I am late jumping into this week’s challenge because I’ve been on an adventure!  I’ve been in California for the last week visiting family and taking excursions.  I lived in CA for 15 years, but it’s been 4 years since I’ve been there.  In the interim, they’ve established a new National Park.  The Pinnacles have been designated a National Monument since 1908, but 2 years ago it became a National Park.  And it’s still the newest one.   My father and brother used to hike there years ago and raved about it to me.  This week I made my first visit.  California condors have been reintroduced to the area, but I didn’t see one.  I did see a tarantula and a wild bobcat, though!  The tarantula was in one of the caves that was formed when giant boulders from the top of the Pinnacles crashed down into the canyons.  It was very dark under there, and it took me a while to figure out how to photograph the critter.  The CCC built some very helpful trails with stairs and railings in the 1930s that make exploring those caves and getting up to the rim of Pinnacles relatively easy.  What you might not notice in the photos is the silence.  Yes, even in California, one can find silence.  Solitude.  Space.  But those places seem to be shrinking every year as population and development boom.  The state has changed since I left in 1991.  And it will keep changing.  Some changes are good though.  It’s nice to know that condors live there now. 

Adventure!

The season for Old World Wisconsin ends in October.  Steve and I are gearing up for a 2-3 week road trip.  We have about 9 possible itineraries, National Forests and Parks mostly.  We’ve come to call this “our trip to metaphorical Maine” because although Maine is one of the top contenders, it is really just serving as the title of an unknown eventual destination.  This is how Steve prefers to travel, and he is teaching me to appreciate the spirit of living in the moment rather than planning for safety and control.  Not that Steve is an “extreme” kind of guy, a risk-taker for the sake of it, or anything like that.  It’s really more a Zen kind of thing of being aware of conditions as they arise and dancing with them rather than putting on blinders and sticking to a railroad track. 

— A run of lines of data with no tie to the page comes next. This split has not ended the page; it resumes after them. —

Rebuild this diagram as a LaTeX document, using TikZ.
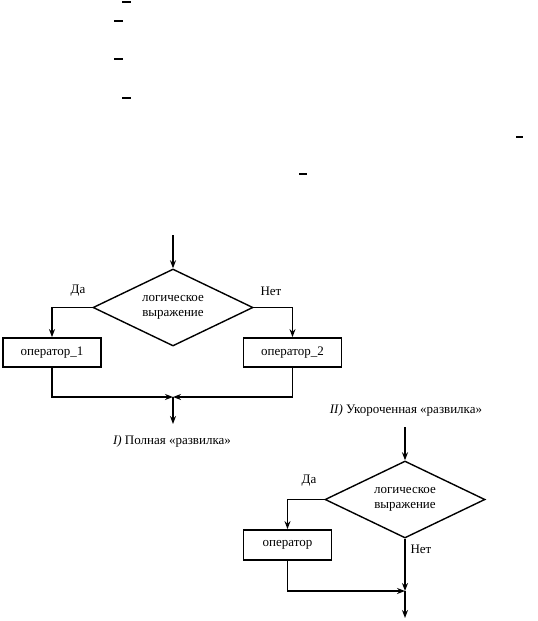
\documentclass[tikz,border=0pt]{standalone}
\usepackage{fontspec}
\setmainfont{Liberation Serif}
\usepackage{tikz}
\usetikzlibrary{positioning,shapes.geometric,arrows.meta}

\begin{document}
\begin{tikzpicture}[x=1pt, y=-1pt,
    font=\fontsize{13}{14.5}\selectfont,
    cond/.style={diamond, aspect=2, draw, line width=1.4pt, minimum width=160pt, minimum height=77pt,
                 inner sep=0pt, align=center},
    opbox/.style={rectangle, draw, line width=1.8pt, minimum height=29pt, inner sep=2pt},
    arr/.style={-{Stealth[length=8pt, width=6pt]}, line width=1.4pt},
    tick/.style={line width=1.5pt},
]
\useasboundingbox (0,0) rectangle (538,621);

% stray marks at the top
\draw[tick] (122,2) -- (131,2);
\draw[tick] (114,21) -- (123,21);
\draw[tick] (114,59) -- (123,59);
\draw[tick] (122,98) -- (131,98);
\draw[tick] (516,137) -- (523,137);
\draw[tick] (299,174) -- (307,174);

% I) full branch
\coordinate (in1) at (173,235);
\node[cond] (cond1) at (173,307.5) {логическое\\выражение};
\node[opbox, minimum width=98pt] (op1) at (52,352.5) {оператор\_1};
\node[opbox, minimum width=98pt] (op2) at (292.5,352.5) {оператор\_2};
\coordinate (join1) at (173,397);
\coordinate (out1) at (173,424);

\draw[arr] (in1) -- (cond1.north);
\draw[arr] (cond1.west) -| (op1.north);
\draw[arr] (cond1.east) -| (op2.north);
\draw[arr] (op1.south) |- (join1);
\draw[arr] (op2.south) |- (join1);
\draw[arr] (join1) -- (out1);

\node at (78,291) {Да};
\node at (271,291) {Нет};
\node (cap1) at (172,441) {\textit{I)} Полная «развилка»};

% II) short branch
\node (cap2) at (406,410) {\textit{II)} Укороченная «развилка»};
\coordinate (in2) at (405,427);
\node[cond] (cond2) at (405,499.5) {логическое\\выражение};
\node[opbox, minimum width=88pt, minimum height=30pt] (op3) at (287.5,545) {оператор};
\coordinate (join2) at (405,591);
\coordinate (out2) at (405,618);

\draw[arr] (in2) -- (cond2.north);
\draw[arr] (cond2.west) -| (op3.north);
\draw[arr] (cond2.south) -- (join2);
\draw[arr] (op3.south) |- (join2);
\draw[arr] (join2) -- (out2);

\node at (309,481) {Да};
\node at (421,549) {Нет};
\end{tikzpicture}
\end{document}
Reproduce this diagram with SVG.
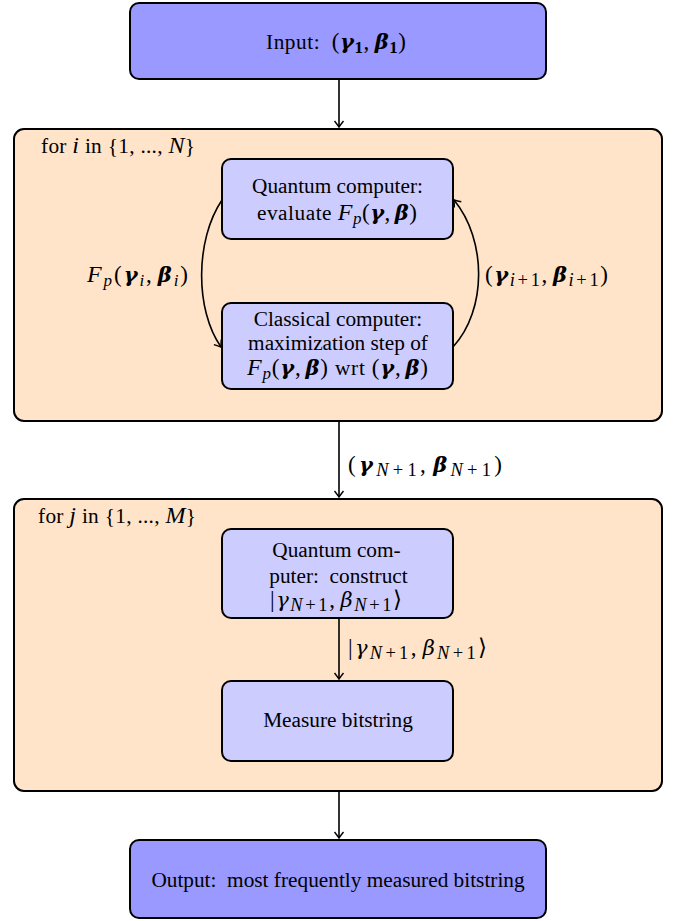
<svg xmlns="http://www.w3.org/2000/svg" width="675" height="921" viewBox="0 0 675 921">
<style>
text{font-family:"Liberation Serif","Times New Roman",serif;font-size:21.3px;fill:#000}
.c{text-anchor:middle}
.i{font-style:italic;font-size:24px}
.b{font-family:"DejaVu Serif",serif;font-style:italic;font-weight:bold;font-size:21px}
.g{font-family:"DejaVu Serif",serif;font-style:italic;font-size:21px}
.m{font-size:23px}
.s{font-size:17px}
.t{font-size:18.5px}
.node-main{fill:#9999ff;stroke:#000;stroke-width:2}
.node-inner{fill:#ccccff;stroke:#000;stroke-width:2}
.loop{fill:#ffe4c9;stroke:#000;stroke-width:2}
.edge{fill:none;stroke:#000;stroke-width:1.6}
</style>
<defs>
<marker id="arr" viewBox="-7 -6 8 12" markerWidth="8" markerHeight="12" refX="0" refY="0" orient="auto" markerUnits="userSpaceOnUse">
<path d="M -6 -4.5 Q -1.5 -1 0 0 Q -1.5 1 -6 4.5" fill="none" stroke="#000" stroke-width="1.4"/>
</marker>
</defs>

<g id="loop1">
<rect class="loop" x="14" y="129" width="648" height="292" rx="10"/>
<text x="41" y="153" textLength="154" lengthAdjust="spacing">for <tspan class="i">i</tspan> in {1, ..., <tspan class="i">N</tspan>}</text>
</g>
<g id="loop2">
<rect class="loop" x="14" y="499" width="648" height="292" rx="10"/>
<text x="38" y="523" textLength="158" lengthAdjust="spacing">for <tspan class="i">j</tspan> in {1, ..., <tspan class="i">M</tspan>}</text>
</g>

<g id="input">
<rect class="node-main" x="130" y="3" width="416" height="76" rx="9"/>
<text class="c" x="336" y="49" textLength="140" lengthAdjust="spacing">Input:&#160; <tspan class="m">(</tspan><tspan class="b">γ</tspan><tspan class="s" font-weight="bold" dy="4">1</tspan><tspan class="m" dy="-4">,</tspan><tspan class="b" dx="5">β</tspan><tspan class="s" font-weight="bold" dy="4">1</tspan><tspan class="m" dy="-4">)</tspan></text>
</g>

<g id="quantum-eval">
<rect class="node-inner" x="222" y="159" width="231" height="80" rx="9"/>
<text class="c" x="337.5" y="193">Quantum computer:</text>
<text class="c" x="337" y="220" textLength="160" lengthAdjust="spacing">evaluate <tspan class="i">F</tspan><tspan class="i s" dy="4">p</tspan><tspan class="m" dy="-4">(</tspan><tspan class="b">γ</tspan><tspan class="m">,</tspan><tspan class="b" dx="4">β</tspan><tspan class="m">)</tspan></text>
</g>

<g id="classical">
<rect class="node-inner" x="222" y="303" width="231" height="86" rx="9"/>
<text class="c" x="338" y="326">Classical computer:</text>
<text class="c" x="338" y="350">maximization step of</text>
<text class="c" x="337.5" y="375" textLength="181" lengthAdjust="spacing"><tspan class="i">F</tspan><tspan class="i s" dy="4">p</tspan><tspan class="m" dy="-4">(</tspan><tspan class="b">γ</tspan><tspan class="m">,</tspan><tspan class="b" dx="4">β</tspan><tspan class="m">)</tspan> wrt <tspan class="m">(</tspan><tspan class="b">γ</tspan><tspan class="m">,</tspan><tspan class="b" dx="4">β</tspan><tspan class="m">)</tspan></text>
</g>

<g id="quantum-construct">
<rect class="node-inner" x="222" y="529" width="231" height="89" rx="9"/>
<text class="c" x="336.5" y="557">Quantum com-</text>
<text class="c" x="338.5" y="583">puter:&#160; construct</text>
<text class="c" x="336" y="607" textLength="132" lengthAdjust="spacing"><tspan class="m">|</tspan><tspan class="g">γ</tspan><tspan class="i t" dy="4">N</tspan><tspan class="t" dx="1">+</tspan><tspan class="t" dx="1">1</tspan><tspan class="m" dy="-4">,</tspan><tspan class="g" dx="4">β</tspan><tspan class="i t" dy="4">N</tspan><tspan class="t" dx="1">+</tspan><tspan class="t" dx="1">1</tspan><tspan class="m" dy="-4">⟩</tspan></text>
</g>

<g id="measure">
<rect class="node-inner" x="222" y="681" width="231" height="80" rx="9"/>
<text class="c" x="338" y="727">Measure bitstring</text>
</g>

<g id="output">
<rect class="node-main" x="130" y="840" width="416" height="78" rx="9"/>
<text class="c" x="338" y="887">Output:&#160; most frequently measured bitstring</text>
</g>

<g id="connectors">
<line class="edge" x1="339" y1="79" x2="339" y2="127" marker-end="url(#arr)"/>
<line class="edge" x1="339" y1="421" x2="339" y2="497" marker-end="url(#arr)"/>
<line class="edge" x1="339" y1="618" x2="339" y2="679" marker-end="url(#arr)"/>
<line class="edge" x1="339" y1="791" x2="339" y2="838" marker-end="url(#arr)"/>
<path class="edge" d="M 222 200 C 195 240 195 310 221 347" marker-end="url(#arr)"/>
<path class="edge" d="M 453 347 C 487 310 487 240 454 200" marker-end="url(#arr)"/>
<text x="137.5" y="282" class="c" textLength="101" lengthAdjust="spacing"><tspan class="i">F</tspan><tspan class="i s" dy="4">p</tspan><tspan class="m" dy="-4">(</tspan><tspan class="b">γ</tspan><tspan class="i s" dy="4">i</tspan><tspan class="m" dy="-4">,</tspan><tspan class="b" dx="4">β</tspan><tspan class="i s" dy="4">i</tspan><tspan class="m" dy="-4">)</tspan></text>
<text x="546.5" y="282" class="c" textLength="123" lengthAdjust="spacing"><tspan class="m">(</tspan><tspan class="b">γ</tspan><tspan class="i t" dy="4">i</tspan><tspan class="t" dx="1">+</tspan><tspan class="t" dx="1">1</tspan><tspan class="m" dy="-4">,</tspan><tspan class="b" dx="4">β</tspan><tspan class="i t" dy="4">i</tspan><tspan class="t" dx="1">+</tspan><tspan class="t" dx="1">1</tspan><tspan class="m" dy="-4">)</tspan></text>
<text x="348" y="472" textLength="154" lengthAdjust="spacing"><tspan class="m">(</tspan><tspan class="b">γ</tspan><tspan class="i t" dy="4">N</tspan><tspan class="t" dx="1">+</tspan><tspan class="t" dx="1">1</tspan><tspan class="m" dy="-4">,</tspan><tspan class="b" dx="4">β</tspan><tspan class="i t" dy="4">N</tspan><tspan class="t" dx="1">+</tspan><tspan class="t" dx="1">1</tspan><tspan class="m" dy="-4">)</tspan></text>
<text x="348" y="655" textLength="139" lengthAdjust="spacing"><tspan class="m">|</tspan><tspan class="g">γ</tspan><tspan class="i t" dy="4">N</tspan><tspan class="t" dx="1">+</tspan><tspan class="t" dx="1">1</tspan><tspan class="m" dy="-4">,</tspan><tspan class="g" dx="4">β</tspan><tspan class="i t" dy="4">N</tspan><tspan class="t" dx="1">+</tspan><tspan class="t" dx="1">1</tspan><tspan class="m" dy="-4">⟩</tspan></text>
</g>
</svg>
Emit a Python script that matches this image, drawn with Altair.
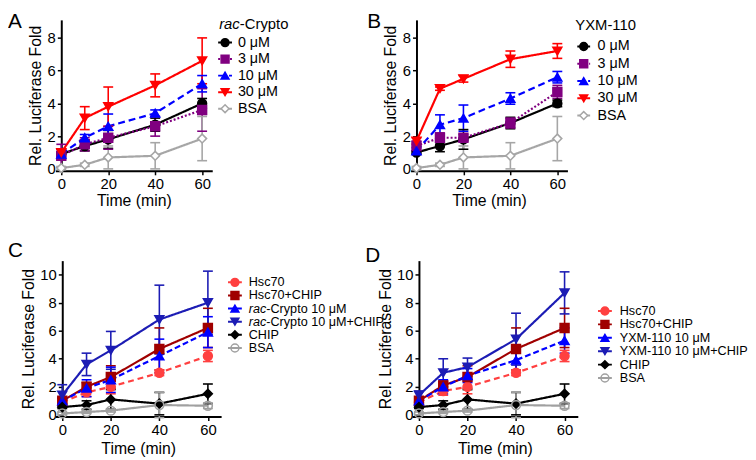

We recently borrowed the DVD of “The Sheltering Sky” starring Debra Winger and John Malkovich.  I’m sure the book was better, but the film has some terrific cinematic landscapes and brings up a lot of interesting questions.  Like, “What is the difference between a tourist and a traveler?”  A tourist wants the comforts of home.  A traveler seeks adventure.  I recently had a conversation with a co-worker who talked about a visit to France and only mentioned that there were no bugs or birds and that French waiters substitute Sprite for lemonade.  This guy never thought he’d leave the country in his lifetime.  Maybe he shouldn’t have!

I feel like I have been working on my personal demons (neuroses, grief, all that baggage) and have gained some courage and self-confidence since our last big trip.  I did have one memorable meltdown in a rest stop off the highway in the pouring rain from about 2-4 in the a.m.  That was April of 2011, and we were on the road for 4 weeks.  Here’s a shot taken somewhere near the Colorado River in Utah that illustrates one of the many decision discussions we had.  Do you want to take this road or not?  Why? 

There’s no “right answer” and there’s no judgement, Steve told me.  “I just want to know what you think about when you make decisions.”  What are we here for?  What do we call “living”?  Is it “to be safe and have children and grandchildren”?  Is it “to learn to praise God and serve Him”?  There are a million ways to answer that question.  Steve describes his answer to me every time we have a conversation.  He wants to meet life with awareness, engage in nuance and complexity, question and think critically, try to discover delusion, respond in the moment to what is before him, and participate in the adventure of living, as holistically as he can.  Yesterday, I read a short science fiction story by E.M. Forster called “The Machine Stops”.   It describes a futuristic world where the human race is run by Machine and never ventures to the surface of the earth.  It’s eerie how much that could be the life of modern individuals plugged into the Internet with no experience of the physical phenomenons of Earth.   What kind of life do I really want to live?  What kind of courage do I have to face the adventure of living?  Do I prefer comfort to challenge?  These are good questions to take out for a road test.   I’m looking forward to it!